Rispetto a tale condotta, la Corte di appello, con motivazione ritenuta corretta ed immune da vizi e censure, richiamando per relationem la sentenza del Tribunale, ha specificato le ragioni per le quali il prelevamento, in contanti, di somme dalle casse della società, a titolo di compenso, non poteva essere ritenuto legittimo, in quanto non supportato da alcuna delibera assembleare, che fondasse il relativo diritto e rendesse liquidi e esigibili i crediti, nonché in quanto effettuato con modalità informali, senza seguire la corretta procedura di liquidazione e pagamento, in un momento nel quale la società medesima si trovava in condizione di cronico dissesto.

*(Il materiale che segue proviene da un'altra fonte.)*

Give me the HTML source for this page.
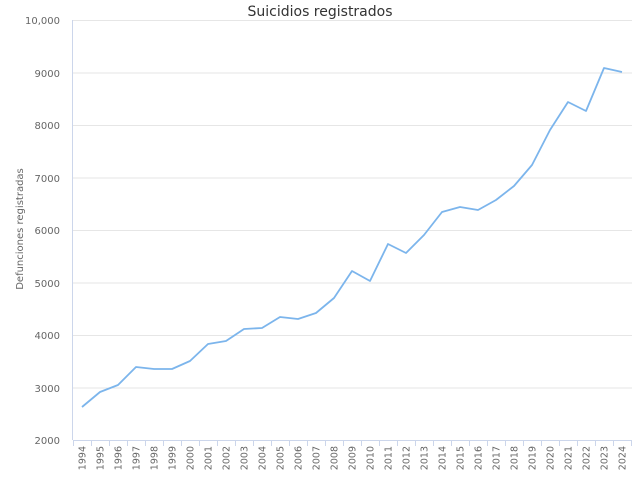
<!DOCTYPE html>
<html><head><meta charset="utf-8"><style>
html,body{margin:0;padding:0;background:#fff;}
svg{display:block;font-family:"DejaVu Sans","Liberation Sans",sans-serif;}
</style></head><body>
<svg width="640" height="480" viewBox="0 0 640 480" xmlns="http://www.w3.org/2000/svg">
<rect width="640" height="480" fill="#fff"/>
<text x="320" y="16" text-anchor="middle" font-size="14" fill="#333">Suicidios registrados</text>
<g stroke="#e6e6e6" stroke-width="1">
<line x1="73" x2="632" y1="20.5" y2="20.5"/>
<line x1="73" x2="632" y1="73" y2="73"/>
<line x1="73" x2="632" y1="125.5" y2="125.5"/>
<line x1="73" x2="632" y1="178" y2="178"/>
<line x1="73" x2="632" y1="230.5" y2="230.5"/>
<line x1="73" x2="632" y1="283" y2="283"/>
<line x1="73" x2="632" y1="335.5" y2="335.5"/>
<line x1="73" x2="632" y1="388" y2="388"/>
</g>
<line x1="72.5" x2="72.5" y1="20" y2="440" stroke="#ccd6eb"/>
<line x1="73" x2="632" y1="440.5" y2="440.5" stroke="#ccd6eb"/>
<g stroke="#ccd6eb">
<path d="M73.5 440v6M91.5 440v6M109.5 440v6M127.5 440v6M145.5 440v6M163.5 440v6M181.5 440v6M199.5 440v6M217.5 440v6M235.5 440v6M253.5 440v6M271.5 440v6M289.5 440v6M307.5 440v6M325.5 440v6M343.5 440v6M361.5 440v6M379.5 440v6M397.5 440v6M415.5 440v6M433.5 440v6M451.5 440v6M469.5 440v6M487.5 440v6M505.5 440v6M523.5 440v6M541.5 440v6M559.5 440v6M577.5 440v6M595.5 440v6M613.5 440v6M631.5 440v6"/>
</g>
<g font-size="10" fill="#666" text-anchor="end">
<text x="60" y="24">10,000</text>
<text x="60" y="77">9000</text>
<text x="60" y="129">8000</text>
<text x="60" y="182">7000</text>
<text x="60" y="234">6000</text>
<text x="60" y="287">5000</text>
<text x="60" y="339">4000</text>
<text x="60" y="392">3000</text>
<text x="60" y="444">2000</text>
</g>
<text transform="translate(23,229) rotate(-90)" text-anchor="middle" font-size="10" fill="#666">Defunciones registradas</text>
<g font-size="9.5" fill="#666" text-anchor="end">
<text transform="translate(85.5,446) rotate(-90)">1994</text>
<text transform="translate(103.5,446) rotate(-90)">1995</text>
<text transform="translate(121.5,446) rotate(-90)">1996</text>
<text transform="translate(139.5,446) rotate(-90)">1997</text>
<text transform="translate(157.5,446) rotate(-90)">1998</text>
<text transform="translate(175.5,446) rotate(-90)">1999</text>
<text transform="translate(193.5,446) rotate(-90)">2000</text>
<text transform="translate(211.5,446) rotate(-90)">2001</text>
<text transform="translate(229.5,446) rotate(-90)">2002</text>
<text transform="translate(247.5,446) rotate(-90)">2003</text>
<text transform="translate(265.5,446) rotate(-90)">2004</text>
<text transform="translate(283.5,446) rotate(-90)">2005</text>
<text transform="translate(301.5,446) rotate(-90)">2006</text>
<text transform="translate(319.5,446) rotate(-90)">2007</text>
<text transform="translate(337.5,446) rotate(-90)">2008</text>
<text transform="translate(355.5,446) rotate(-90)">2009</text>
<text transform="translate(373.5,446) rotate(-90)">2010</text>
<text transform="translate(391.5,446) rotate(-90)">2011</text>
<text transform="translate(409.5,446) rotate(-90)">2012</text>
<text transform="translate(427.5,446) rotate(-90)">2013</text>
<text transform="translate(445.5,446) rotate(-90)">2014</text>
<text transform="translate(463.5,446) rotate(-90)">2015</text>
<text transform="translate(481.5,446) rotate(-90)">2016</text>
<text transform="translate(499.5,446) rotate(-90)">2017</text>
<text transform="translate(517.5,446) rotate(-90)">2018</text>
<text transform="translate(535.5,446) rotate(-90)">2019</text>
<text transform="translate(553.5,446) rotate(-90)">2020</text>
<text transform="translate(571.5,446) rotate(-90)">2021</text>
<text transform="translate(589.5,446) rotate(-90)">2022</text>
<text transform="translate(607.5,446) rotate(-90)">2023</text>
<text transform="translate(625.5,446) rotate(-90)">2024</text>
</g>
<polyline fill="none" stroke="#7cb5ec" stroke-width="1.8" stroke-linejoin="round" points="82,407 100,392 118,385 136,367 154,369 172,369 190,361 208,344 226,341 244,329 262,328 280,317 298,319 316,313 334,298 352,271 370,281 388,244 406,253 424,235 442,212 460,207 478,210 496,200 514,186 532,165 550,130 568,102 586,111 604,68 622,72"/>
</svg>
</body></html>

Più precisamente, è integrato il delitto di bancarotta fraudolenta per distrazione dalla condotta dell’amministratore il quale prelevi dalle casse sociali somme a lui spettanti come retribuzione, se tali compensi sono solo genericamente indicati nello statuto e non vi sia stata determinazione di essi con delibera assembleare, in quanto la previsione di cui all’art. 2389 c.c. stabilisce che la misura del compenso degli amministratori di società di capitali sia determinata con delibera assembleare perché, in tal caso, il credito è da considerarsi illiquido, in quanto, sebbene certo nell’”an”, non è determinato anche nel “quantum”.
La Corte di appello ha, dunque, ritenuto indebiti i prelevamenti di denaro dalle casse sociali, in quanto non solo non autorizzati bensì non giustificati da dati ed elementi di confronto, che ne consentano una oggettiva valutazione, e per di più in epoca di grave dissesto della società, tali da integrare la condotta distrattiva contestata e ritenuta dal Tribunale.
La Corte territoriale ha correttamente ritenuto mancante il presupposto della sussistenza di un titolo legittimo di credito, nei confronti della società, per la riqualificazione del reato nella meno grave fattispecie.